## What to produce
Only the lines from the top of the records below through the line containing "y_ticks = [0, 10, 20, 30, 40, 50, 60, 70, 80]" should be printed, exactly and without pictures.

[Entries with chart source code]
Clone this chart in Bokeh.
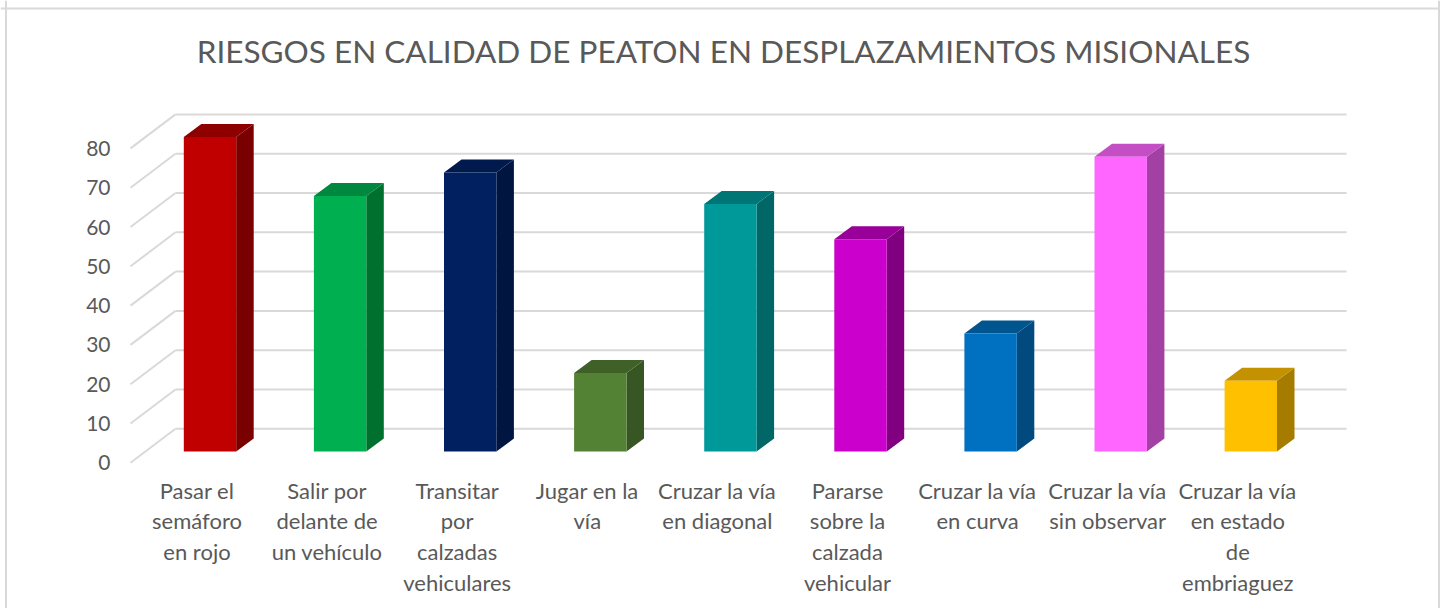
from bokeh.plotting import figure
from bokeh.models import Range1d, Span
from bokeh.embed import file_html
from bokeh.resources import INLINE
from bokeh.core.properties import value

# ---------------- data ----------------
title = "RIESGOS EN CALIDAD DE PEATON EN DESPLAZAMIENTOS MISIONALES"
categories = [
    "Pasar el semáforo en rojo",
    "Salir por delante de un vehículo",
    "Transitar por calzadas vehiculares",
    "Jugar en la vía",
    "Cruzar la vía en diagonal",
    "Pararse sobre la calzada vehicular",
    "Cruzar la vía en curva",
    "Cruzar la vía sin observar",
    "Cruzar la vía en estado de embriaguez",
]
labels = [
    "Pasar el\nsemáforo\nen rojo",
    "Salir por\ndelante de\nun vehículo",
    "Transitar\npor\ncalzadas\nvehiculares",
    "Jugar en la\nvía",
    "Cruzar la vía\nen diagonal",
    "Pararse\nsobre la\ncalzada\nvehicular",
    "Cruzar la vía\nen curva",
    "Cruzar la vía\nsin observar",
    "Cruzar la vía\nen estado\nde\nembriaguez",
]
values = [80, 65, 71, 20, 63, 54, 30, 75, 18]
front_colors = ["#C00000", "#00B050", "#002060", "#548235", "#009999",
                "#CC00CC", "#0070C0", "#FF66FF", "#FFC000"]
top_colors = ["#8E0000", "#00893E", "#001A4E", "#3F6128", "#007575",
              "#990099", "#00558F", "#C44FC4", "#C49200"]
side_colors = ["#7A0000", "#00702F", "#001540", "#375623", "#006666",
               "#800080", "#004A7F", "#A340A3", "#A67C00"]
y_ticks = [0, 10, 20, 30, 40, 50, 60, 70, 80]

# ---------------- geometry / style ----------------
W, H = 1440, 608
PX_CAT = 130.1          # px per category
PX_UNIT = 3.93          # px per value unit
X0 = 209.5              # px of first bar centre from left
BASE = 451              # px of bar base from top

hw = 26.2 / PX_CAT      # half bar width
dxb = 17.5 / PX_CAT     # bar depth (x)
dyb = 13.0 / PX_UNIT    # bar depth (y)
wall_x0 = (175 - X0) / PX_CAT
wall_x1 = (1346 - X0) / PX_CAT
wall_dy = 22.7 / PX_UNIT
front_x = (130 - X0) / PX_CAT
front_dy = -11.3 / PX_UNIT

grid_col = "#D9D9D9"
text_col = "#595959"
FONT = "Lato"

p = figure(width=W, height=H,
           x_range=Range1d(-X0 / PX_CAT, (W - X0) / PX_CAT),
           y_range=Range1d(-(H - BASE) / PX_UNIT, BASE / PX_UNIT),
           output_backend="svg", toolbar_location=None,
           x_axis_location=None, y_axis_location=None, min_border=0)
p.outline_line_color = None
p.background_fill_color = "white"
p.border_fill_color = "white"
p.xgrid.visible = False
p.ygrid.visible = False

# back wall gridlines
p.segment(x0=[wall_x0] * len(y_ticks), y0=[t + wall_dy for t in y_ticks],
          x1=[wall_x1] * len(y_ticks), y1=[t + wall_dy for t in y_ticks],
          line_color=grid_col, line_width=2)
# side wall diagonals
p.segment(x0=[front_x] * len(y_ticks), y0=[t + front_dy for t in y_ticks],
          x1=[wall_x0] * len(y_ticks), y1=[t + wall_dy for t in y_ticks],
          line_color=grid_col, line_width=2)

# bars
xs = list(range(len(values)))
side_xs = [[i + hw, i + hw + dxb, i + hw + dxb, i + hw] for i in xs]
side_ys = [[0, dyb, v + dyb, v] for v in values]
top_xs = [[i - hw, i + hw, i + hw + dxb, i - hw + dxb] for i in xs]
top_ys = [[v, v, v + dyb, v + dyb] for v in values]
p.patches(side_xs, side_ys, fill_color=side_colors, line_color=None)
p.patches(top_xs, top_ys, fill_color=top_colors, line_color=None)
p.quad(left=[i - hw for i in xs], right=[i + hw for i in xs],
       bottom=[0] * len(values), top=values,
       fill_color=front_colors, line_color=None)

# y tick labels
p.text(x=[(110 - X0) / PX_CAT] * len(y_ticks), y=[t + front_dy for t in y_ticks],
       text=[str(t) for t in y_ticks], text_align="right", text_baseline="middle",
       text_font=value(FONT), text_font_size="21px", text_color=text_col)

# category labels
p.text(x=[i - 13.0 / PX_CAT for i in xs], y=[-25.0 / PX_UNIT] * len(xs),
       text=labels, text_align="center", text_baseline="top",
       text_font=value(FONT), text_font_size="22px", text_color=text_col,
       text_line_height=1.14)

# title
p.text(x=[(723 - X0) / PX_CAT], y=[(BASE - 50) / PX_UNIT], text=[title],
       text_align="center", text_baseline="middle",
       text_font=value(FONT), text_font_size="31.5px", text_color=text_col)

# chart border (left, top, right)
xr, yr = p.x_range, p.y_range
p.add_layout(Span(location=xr.start + 5.5 / PX_CAT, dimension="height",
                  line_color=grid_col, line_width=2))
p.add_layout(Span(location=xr.start + 1438.5 / PX_CAT, dimension="height",
                  line_color=grid_col, line_width=2))
p.add_layout(Span(location=yr.end - 8.0 / PX_UNIT, dimension="width",
                  line_color=grid_col, line_width=2))

open("out.html", "w").write(file_html(p, INLINE))
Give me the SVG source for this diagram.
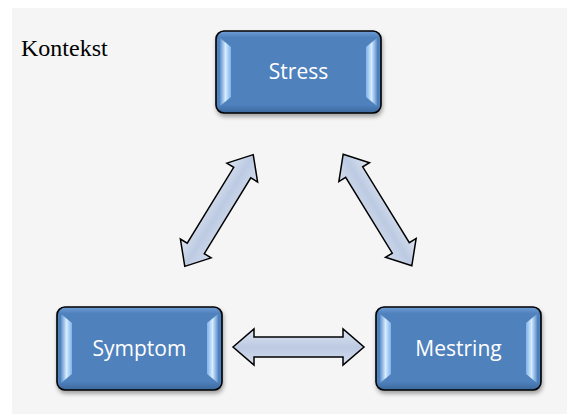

## Result
Clone this chart in Bokeh.
from bokeh.plotting import figure
from bokeh.models import Range1d, Span
from bokeh.embed import file_html
from bokeh.resources import INLINE
from bokeh.core.properties import value

# ---------------- data ----------------
title = "RIESGOS EN CALIDAD DE PEATON EN DESPLAZAMIENTOS MISIONALES"
categories = [
    "Pasar el semáforo en rojo",
    "Salir por delante de un vehículo",
    "Transitar por calzadas vehiculares",
    "Jugar en la vía",
    "Cruzar la vía en diagonal",
    "Pararse sobre la calzada vehicular",
    "Cruzar la vía en curva",
    "Cruzar la vía sin observar",
    "Cruzar la vía en estado de embriaguez",
]
labels = [
    "Pasar el\nsemáforo\nen rojo",
    "Salir por\ndelante de\nun vehículo",
    "Transitar\npor\ncalzadas\nvehiculares",
    "Jugar en la\nvía",
    "Cruzar la vía\nen diagonal",
    "Pararse\nsobre la\ncalzada\nvehicular",
    "Cruzar la vía\nen curva",
    "Cruzar la vía\nsin observar",
    "Cruzar la vía\nen estado\nde\nembriaguez",
]
values = [80, 65, 71, 20, 63, 54, 30, 75, 18]
front_colors = ["#C00000", "#00B050", "#002060", "#548235", "#009999",
                "#CC00CC", "#0070C0", "#FF66FF", "#FFC000"]
top_colors = ["#8E0000", "#00893E", "#001A4E", "#3F6128", "#007575",
              "#990099", "#00558F", "#C44FC4", "#C49200"]
side_colors = ["#7A0000", "#00702F", "#001540", "#375623", "#006666",
               "#800080", "#004A7F", "#A340A3", "#A67C00"]
y_ticks = [0, 10, 20, 30, 40, 50, 60, 70, 80]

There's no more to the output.